Source: Regional Math Olympiad of BD
Let $\triangle BCD$ be a right angled triangle where $\angle BCD$ = 90$^\circ$. $FG$ is perpendicular to $BD$ from any point $F$ on $CD$. Line $BF$ intersects the circumcircle of $BCD$ at $E$. $EG$ and $CD$ intersects at $H$. $CF = 5$, $FH = 3$ then what is value of $HD$?
Here is a liklier figure of the contextual problem:
Here I noticed that the length of $FH$ is dependant on the length of $BC$. But I couldn't relate the $FH$ with $BC$ by any equation I have tried with. It was too hard for me to solve. So, which method should I use or in which way should I proceed?
I'll be highly gladful if it is slightly edited for better understanding.
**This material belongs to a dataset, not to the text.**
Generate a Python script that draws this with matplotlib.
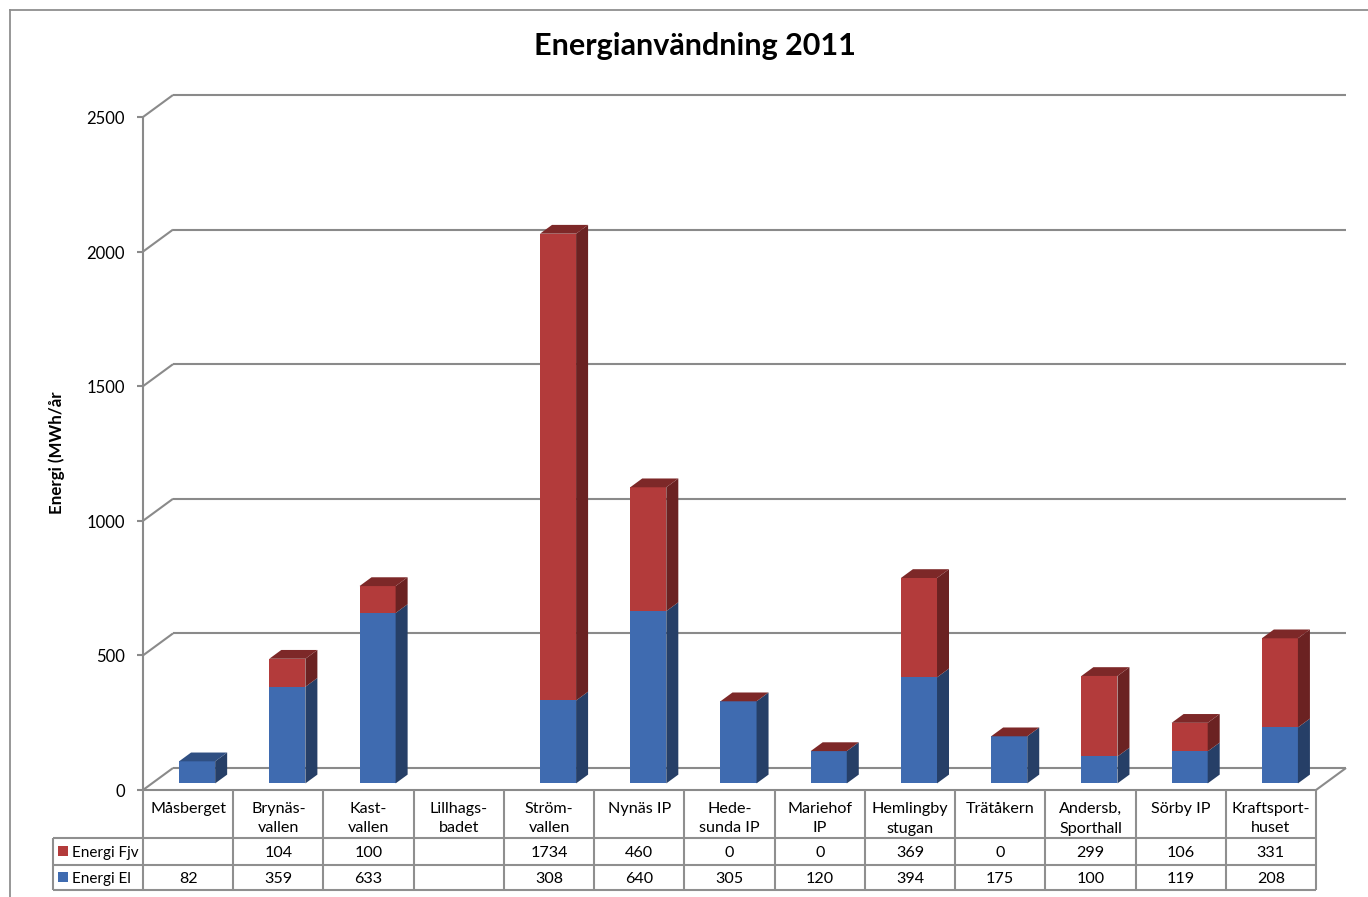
import numpy as np
import matplotlib
matplotlib.use("Agg")
import matplotlib.pyplot as plt
from matplotlib.patches import Polygon, Rectangle
from matplotlib.lines import Line2D
from matplotlib import transforms

# ---- data -------------------------------------------------------------
categories = ["Måsberget", "Brynäs-\nvallen", "Kast-\nvallen", "Lillhags-\nbadet",
              "Ström-\nvallen", "Nynäs IP", "Hede-\nsunda IP", "Mariehof\nIP",
              "Hemlingby\nstugan", "Trätåkern", "Andersb,\nSporthall", "Sörby IP",
              "Kraftsport-\nhuset"]
energi_fjv = np.array([np.nan, 104, 100, np.nan, 1734, 460, 0, 0, 369, 0, 299, 106, 331])
energi_el = np.array([82, 359, 633, np.nan, 308, 640, 305, 120, 394, 175, 100, 119, 208])
series_names = ["Energi Fjv", "Energi El"]
y_ticks = [0, 500, 1000, 1500, 2000, 2500]
title = "Energianvändning 2011"
y_label = "Energi (MWh/år"

# ---- style ------------------------------------------------------------
BLUE = {"front": "#3f6bb0", "side": "#263f67", "top": "#2f4f82"}
RED = {"front": "#b33b3b", "side": "#6b2222", "top": "#7d2828"}
GRID = "#8a8a8a"
LINE = "#8f8f8f"
TXT = "#000000"

W, H, DPI = 1368, 897, 100
plt.rcParams["font.family"] = ["Lato", "DejaVu Sans"]
fig = plt.figure(figsize=(W / DPI, H / DPI), dpi=DPI)

# plot area (front plane), in pixels from the top-left corner
PX0, PX1 = 143, 1316
PY_TOP, PY_BOT = 117, 790
n = len(categories)
ymax = y_ticks[-1]
ax = fig.add_axes([PX0 / W, 1 - PY_BOT / H, (PX1 - PX0) / W, (PY_BOT - PY_TOP) / H])
ax.set_xlim(-0.5, n - 0.5)
ax.set_ylim(0, ymax)
ax.axis("off")

px_per_x = (PX1 - PX0) / n
px_per_y = (PY_BOT - PY_TOP) / ymax
# oblique projection: full depth moves 30 px right and 22 px up
DX = 30 / px_per_x
DY = 22 / px_per_y

# transform: x in data units, y in pixels from the top of the figure
fig_px = transforms.Affine2D().scale(1 / W, -1 / H).translate(0, 1) + fig.transFigure
tab_tr = transforms.blended_transform_factory(ax.transData, fig_px)

lw_grid = 1.5
kw_line = dict(color=GRID, lw=lw_grid, clip_on=False, solid_capstyle="butt")

# back wall gridlines and left-wall diagonals
for v in y_ticks:
    ax.plot([-0.5, -0.5 + DX], [v, v + DY], zorder=1, **kw_line)
    ax.plot([-0.5 + DX, n - 0.5 + DX], [v + DY, v + DY], zorder=1, **kw_line)
    # tick mark and label on the front axis
    ax.plot([-0.5 - 6 / px_per_x, -0.5], [v, v], zorder=2, **kw_line)
    ax.text(-0.5 - 18 / px_per_x, v - 2 / px_per_y, f"{v}", ha="right", va="center",
            fontsize=12, color=TXT)

# vertical axis and floor
ax.plot([-0.5, -0.5], [0, ymax], zorder=2, **kw_line)
ax.plot([-0.5, n - 0.5], [0, 0], zorder=5, **kw_line)
ax.plot([n - 0.5, n - 0.5 + DX], [0, DY], zorder=5, **kw_line)

# 3D stacked columns
d0, d1 = 0.3, 0.7
bw = 0.4
ddx, ddy = (d1 - d0) * DX, (d1 - d0) * DY
for i in range(n):
    segs = []
    base = 0.0
    for val, col in ((energi_el[i], BLUE), (energi_fjv[i], RED)):
        if np.isnan(val):
            continue
        segs.append((base, val, col))
        base += val
    for k, (b, h, col) in enumerate(segs):
        xl = i - bw / 2 + d0 * DX
        xr = i + bw / 2 + d0 * DX
        yb = b + d0 * DY
        yt = b + h + d0 * DY
        if h > 0:
            ax.add_patch(Rectangle((xl, yb), xr - xl, yt - yb, facecolor=col["front"],
                                   edgecolor="none", zorder=3, clip_on=False))
            ax.add_patch(Polygon([(xr, yb), (xr + ddx, yb + ddy), (xr + ddx, yt + ddy), (xr, yt)],
                                 closed=True, facecolor=col["side"], edgecolor="none",
                                 zorder=3, clip_on=False))
        if k == len(segs) - 1:
            ax.add_patch(Polygon([(xl, yt), (xr, yt), (xr + ddx, yt + ddy), (xl + ddx, yt + ddy)],
                                 closed=True, facecolor=col["top"], edgecolor="none",
                                 zorder=4, clip_on=False))

# ---- data table ---------------------------------------------------------
ROW_TOP, ROW_HDR, ROW_1, ROW_2 = 790, 838, 865, 890
LEG_X = -0.5 - (PX0 - 53) / px_per_x
kw_tab = dict(color=LINE, lw=1.5, transform=tab_tr, clip_on=False, solid_capstyle="butt")


def tline(xs, ys):
    fig.add_artist(Line2D(xs, ys, **kw_tab))


for k in range(n + 1):
    xb = -0.5 + k
    tline([xb, xb], [ROW_TOP, ROW_2])
for yy in (ROW_HDR, ROW_1, ROW_2):
    tline([LEG_X, n - 0.5], [yy, yy])
tline([LEG_X, LEG_X], [ROW_HDR, ROW_2])

for i, name in enumerate(categories):
    fig.text(i, 802, name, transform=tab_tr, ha="center", va="top",
             fontsize=11.6, linespacing=1.5, color=TXT)
    for vals, yy in ((energi_fjv, (ROW_HDR + ROW_1) / 2), (energi_el, (ROW_1 + ROW_2) / 2)):
        if not np.isnan(vals[i]):
            fig.text(i, yy + 1.5, f"{int(vals[i])}", transform=tab_tr, ha="center",
                     va="center", fontsize=11.6, color=TXT)

# legend keys inside the table
for name, col, yy in ((series_names[0], RED, (ROW_HDR + ROW_1) / 2),
                      (series_names[1], BLUE, (ROW_1 + ROW_2) / 2)):
    fig.add_artist(Rectangle((58, yy - 5), 10, 10, transform=fig_px,
                             facecolor=col["front"], edgecolor="none"))
    fig.text(72, yy + 1, name, transform=fig_px, ha="left", va="center",
             fontsize=11, color=TXT)

# ---- titles and chart frame -----------------------------------------------
fig.text(695, 46, title, transform=fig_px, ha="center", va="center",
         fontsize=22, fontweight="bold", color=TXT)
fig.text(57, 453, y_label, transform=fig_px, ha="center", va="center",
         rotation=90, fontsize=12.2, fontweight="bold", color=TXT)
fig.add_artist(Line2D([10, W + 5], [10, 10], color=LINE, lw=1.3, transform=fig_px))
fig.add_artist(Line2D([10, 10], [10, H + 5], color=LINE, lw=1.3, transform=fig_px))

fig.savefig("out.png", dpi=DPI, facecolor="white")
Let $x= HD$. Since $$\angle FED = \angle FGD = 90^{\circ}$$ the quadrilateral $DEFG$ is cyclic. So $$\angle FGE = \angle FDE = \angle CDE = \angle CBE = \angle CGF$$
and thus $FG$ is (inner) angle bisector for $\angle CGH$ and since $BD\bot FG$ the $BD$ is (outer) angle bisector for $\angle CGH$. By the angle bisector theorem we have:
$$ {CF\over FH} = {CD\over DH} \implies {5\over 3} = {8+x\over x}$$
So $x= 12$.